Language Reward Modulation for Pretraining Reinforcement Learning
Ademi Adeniji, Amber Xie, Carmelo Sferrazza, Younggyo Seo, Stephen James, Pieter Abbeel
TL;DR
The paper addresses the reward design bottleneck in reinforcement learning by proposing LAMP, a pretraining framework that uses a frozen vision-language model to generate language-conditioned intrinsic rewards for RL pretraining in a diverse, visually rich environment. By combining R3M-based rewards with Plan2Explore, LAMP biases exploration toward semantically meaningful affordances and yields a language-conditioned policy that can be finetuned efficiently on downstream tasks. Across RLBench tasks, LAMP improves sample efficiency and shows robustness to different language prompts and VLMs, highlighting the potential of VLMs as scalable pretraining signals for robotics. Limitations include the reliance on VLM inference speed and the need to extend to longer-horizon sequences; future work may explore faster VLMs and broader language-conditioned pretraining horizons.
Abstract
Using learned reward functions (LRFs) as a means to solve sparse-reward reinforcement learning (RL) tasks has yielded some steady progress in task-complexity through the years.
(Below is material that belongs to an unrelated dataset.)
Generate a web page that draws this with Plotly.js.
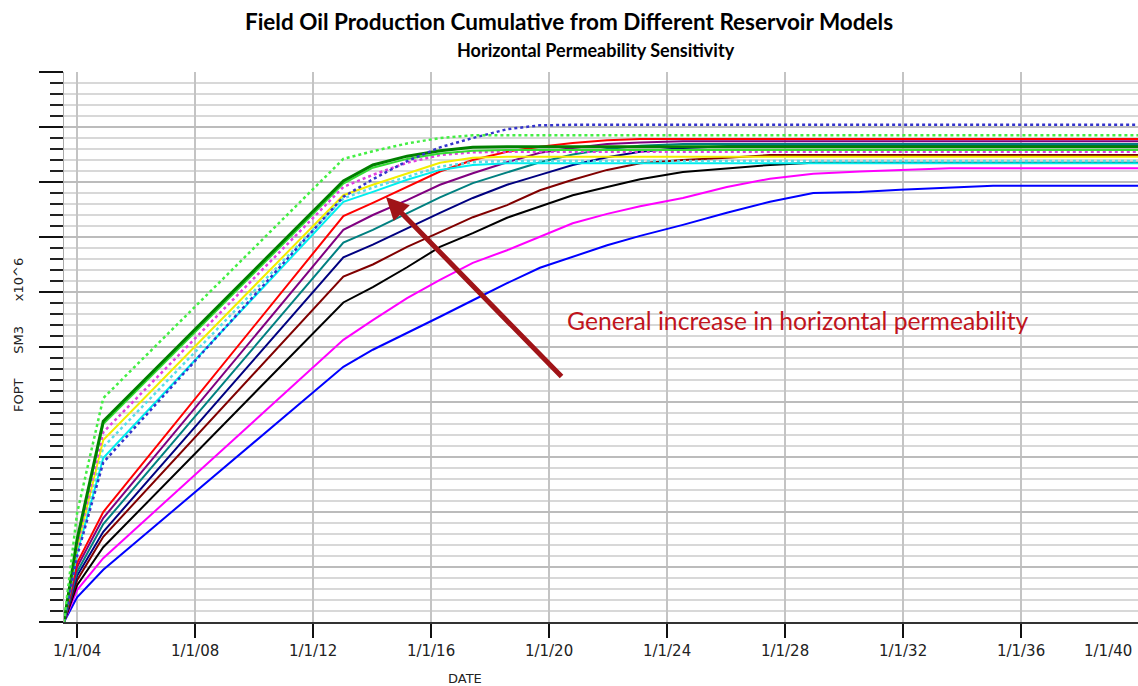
<!DOCTYPE html>
<html>
<head>
<meta charset="utf-8">
<script src="https://cdn.plot.ly/plotly-3.0.1.min.js"></script>
<style>html,body{margin:0;padding:0;background:#fff;}#chart{width:1138px;height:686px;}</style>
</head>
<body>
<div id="chart"></div>
<script>
// Report dates (shared by all runs)
const dates = ['2003-07-23','2004-01-01','2004-11-20','2013-01-10','2014-01-10','2015-03-10','2016-04-20','2017-06-01','2018-07-30','2019-09-10','2020-10-20','2021-12-20','2023-02-01','2024-07-15','2026-01-10','2027-06-28','2028-12-15','2030-07-15','2031-11-25','2033-08-01','2035-01-20','2039-12-19'];

// FOPT values (arbitrary units, 0-100 across the axis)
const greenDot   = [0,19.8,40.7,84.2,85.6,87.0,88.0,88.5,88.5,88.5,88.5,88.5,88.5,88.5,88.5,88.5,88.5,88.5,88.5,88.5,88.5,88.5];
const darkGreen  = [0,15.0,36.5,80.2,83.1,84.7,85.7,86.3,86.4,86.4,86.4,86.4,86.4,86.4,86.4,86.4,86.4,86.4,86.4,86.4,86.4,86.4];
const lightGreen = [0,14.6,36.0,79.7,82.6,84.2,85.2,85.7,85.8,85.8,85.8,85.8,85.8,85.8,85.8,85.8,85.8,85.8,85.8,85.8,85.8,85.8];
const magentaDot = [0,14.0,34.5,79.1,81.3,83.5,84.9,85.4,85.5,85.5,85.5,85.5,85.5,85.5,85.5,85.5,85.5,85.5,85.5,85.5,85.5,85.5];
const yellow     = [0,13.5,33.1,77.6,79.5,81.6,83.5,84.4,84.6,84.6,84.6,84.6,84.6,84.6,84.6,84.6,84.6,84.6,84.6,84.6,84.6,84.6];
const cyanDot    = [0,13.0,31.8,77.0,79.0,81.0,82.8,83.6,83.8,83.8,83.8,83.8,83.8,83.8,83.8,83.8,83.8,83.8,83.8,83.8,83.8,83.8];
const cyan       = [0,12.5,29.8,76.4,78.2,80.4,82.2,83.1,83.4,83.4,83.4,83.4,83.4,83.4,83.4,83.4,83.4,83.4,83.4,83.4,83.4,83.4];
const blueDot    = [0,12.0,29.0,77.3,80.5,83.8,86.3,88.0,89.6,90.3,90.4,90.4,90.4,90.4,90.4,90.4,90.4,90.4,90.4,90.4,90.4,90.4];
const red        = [0,10.7,20.0,73.8,76.2,79.1,81.9,84.0,85.5,86.4,87.1,87.6,87.8,87.8,87.8,87.8,87.8,87.8,87.8,87.8,87.8,87.8];
const purple     = [0,10.0,18.9,71.3,74.0,76.7,79.5,81.6,83.6,85.3,86.2,86.9,87.2,87.4,87.4,87.4,87.4,87.4,87.4,87.4,87.4,87.4];
const teal       = [0,9.1,17.8,69.0,71.3,74.3,77.2,79.8,81.8,83.6,85.0,86.0,86.6,86.9,86.9,86.9,86.9,86.9,86.9,86.9,86.9,86.9];
const navy       = [0,8.4,16.4,66.3,68.6,71.6,74.4,77.1,79.5,81.3,83.1,84.5,85.5,86.2,86.5,86.5,86.5,86.5,86.5,86.5,86.5,86.5];
const brown      = [0,7.6,15.5,62.8,65.0,68.2,70.9,73.6,75.8,78.5,80.4,82.2,83.4,84.0,84.4,84.9,84.9,84.9,84.9,84.9,84.9,84.9];
const black      = [0,6.7,13.6,58.1,60.9,64.5,68.2,70.7,73.5,75.5,77.6,79.1,80.5,81.8,82.5,83.1,83.5,83.5,83.5,83.5,83.5,83.5];
const magenta    = [0,5.8,11.6,51.3,54.9,58.9,62.2,65.3,67.6,70.0,72.5,74.2,75.6,77.1,79.1,80.6,81.5,81.9,82.2,82.5,82.5,82.5];
const blue       = [0,4.5,9.5,46.4,49.5,52.5,55.5,58.5,61.6,64.4,66.4,68.5,70.2,72.2,74.4,76.4,78.0,78.2,78.6,79.0,79.3,79.3];

const lastTickLabel = '1/1/40';
const titleText = 'Field Oil Production Cumulative from Different Reservoir Models';
const subtitleText = 'Horizontal Permeability Sensitivity';
const yTitle = 'FOPT\u00a0\u00a0\u00a0\u00a0\u00a0\u00a0SM3\u00a0\u00a0\u00a0\u00a0\u00a0\u00a0x10^6';
const xTitle = 'DATE';
const noteText = 'General increase in horizontal permeability';

const series = [
  {y: blue, color: '#0000ff', dash: 'solid', w: 2},
  {y: magenta, color: '#ff00ff', dash: 'solid', w: 2},
  {y: black, color: '#000000', dash: 'solid', w: 2},
  {y: brown, color: '#800000', dash: 'solid', w: 2},
  {y: navy, color: '#000080', dash: 'solid', w: 2},
  {y: teal, color: '#008080', dash: 'solid', w: 2},
  {y: purple, color: '#800080', dash: 'solid', w: 2},
  {y: red, color: '#ff0000', dash: 'solid', w: 2},
  {y: cyan, color: '#00eeee', dash: 'solid', w: 2},
  {y: cyanDot, color: '#55dde8', dash: 'dot', w: 2.5},
  {y: yellow, color: '#f2ee00', dash: 'solid', w: 2},
  {y: magentaDot, color: '#e040e0', dash: 'dot', w: 2.5},
  {y: lightGreen, color: '#33dd33', dash: 'solid', w: 2},
  {y: darkGreen, color: '#008000', dash: 'solid', w: 3},
  {y: blueDot, color: '#3434cc', dash: 'dot', w: 2.5},
  {y: greenDot, color: '#44ee44', dash: 'dot', w: 2.5}
];

const traces = series.map(s => ({
  type: 'scatter', mode: 'lines', x: dates, y: s.y,
  line: {color: s.color, width: s.w, dash: s.dash}, hoverinfo: 'skip'
}));

const L = 64, R = 0, T = 72, B = 64, W = 1138, H = 686;
const pw = W - L - R, ph = H - T - B;
const px = x => (x - L) / pw;
const py = y => (H - B - y) / ph;

const layout = {
  width: W, height: H,
  margin: {l: L, r: R, t: T, b: B, pad: 0},
  paper_bgcolor: '#ffffff', plot_bgcolor: '#ffffff',
  showlegend: false,
  title: {text: '<b>' + titleText + '</b>', x: 569 / W, xanchor: 'center', y: 1 - 22/H, yanchor: 'middle', yref: 'container',
          font: {family: 'Lato, Liberation Sans, sans-serif', size: 22.5, color: '#000'}},
  xaxis: {
    type: 'date', range: ['2003-07-23', '2039-12-19'],
    tick0: '2004-01-01', dtick: 'M48', tickformat: '%-m/%-d/%y',
    ticks: 'outside', ticklen: 14, tickwidth: 2, tickcolor: '#111',
    showline: true, linecolor: '#333', linewidth: 2,
    showgrid: true, gridcolor: '#c4c4c4', gridwidth: 2, zeroline: false,
    tickfont: {family: 'DejaVu Sans, sans-serif', size: 15, color: '#222'}
  },
  yaxis: {
    range: [0, 100], tick0: 0, dtick: 10,
    ticks: 'outside', ticklen: 24, tickwidth: 2.5, tickcolor: '#111',
    showticklabels: false,
    showline: true, linecolor: '#aaaaaa', linewidth: 1,
    showgrid: true, gridcolor: '#bcbcbc', gridwidth: 2, zeroline: false,
    minor: {dtick: 2, ticks: 'outside', ticklen: 13, tickwidth: 2, tickcolor: '#222',
            showgrid: true, gridcolor: '#d8d8d8', gridwidth: 2}
  },
  annotations: [
    {xref: 'paper', yref: 'paper', x: px(596), y: py(50), xanchor: 'center', yanchor: 'middle', showarrow: false,
     text: '<b>' + subtitleText + '</b>', font: {family: 'Lato, Liberation Sans, sans-serif', size: 18, color: '#000'}},
    {xref: 'paper', yref: 'paper', x: px(1108), y: py(651), xanchor: 'center', yanchor: 'middle', showarrow: false,
     text: lastTickLabel, font: {family: 'DejaVu Sans, sans-serif', size: 15, color: '#222'}},
    {xref: 'paper', yref: 'paper', x: px(465), y: py(678), xanchor: 'center', yanchor: 'middle', showarrow: false,
     text: xTitle, font: {family: 'DejaVu Sans, sans-serif', size: 13, color: '#222'}},
    {xref: 'paper', yref: 'paper', x: px(18), y: py(335), xanchor: 'center', yanchor: 'middle', showarrow: false,
     textangle: -90, text: yTitle, font: {family: 'DejaVu Sans, sans-serif', size: 13, color: '#222'}},
    {xref: 'paper', yref: 'paper', x: px(565), y: py(320), xanchor: 'left', yanchor: 'middle', showarrow: false,
     text: noteText, font: {family: 'Lato, Liberation Sans, sans-serif', size: 24.7, color: '#c0141c'}},
    {xref: 'paper', yref: 'paper', x: px(386), y: py(197), showarrow: true, text: '',
     ax: 177, ay: 181, arrowhead: 2, arrowsize: 0.9, arrowwidth: 5, arrowcolor: '#a01418', standoff: 0}
  ]
};

Plotly.newPlot('chart', traces, layout, {displayModeBar: false, staticPlot: true});
</script>
</body>
</html>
In this work, we question whether today's LRFs are best-suited as a direct replacement for task rewards. Instead, we propose leveraging the capabilities of LRFs as a pretraining signal for RL. Concretely, we propose $\textbf{LA}$nguage Reward $\textbf{M}$odulated $\textbf{P}$retraining (LAMP) which leverages the zero-shot capabilities of Vision-Language Models (VLMs) as a $\textit{pretraining}$ utility for RL as opposed to a downstream task reward. LAMP uses a frozen, pretrained VLM to scalably generate noisy, albeit shaped exploration rewards by computing the contrastive alignment between a highly diverse collection of language instructions and the image observations of an agent in its pretraining environment. LAMP optimizes these rewards in conjunction with standard novelty-seeking exploration rewards with reinforcement learning to acquire a language-conditioned, pretrained policy. Our VLM pretraining approach, which is a departure from previous attempts to use LRFs, can warmstart sample-efficient learning on robot manipulation tasks in RLBench.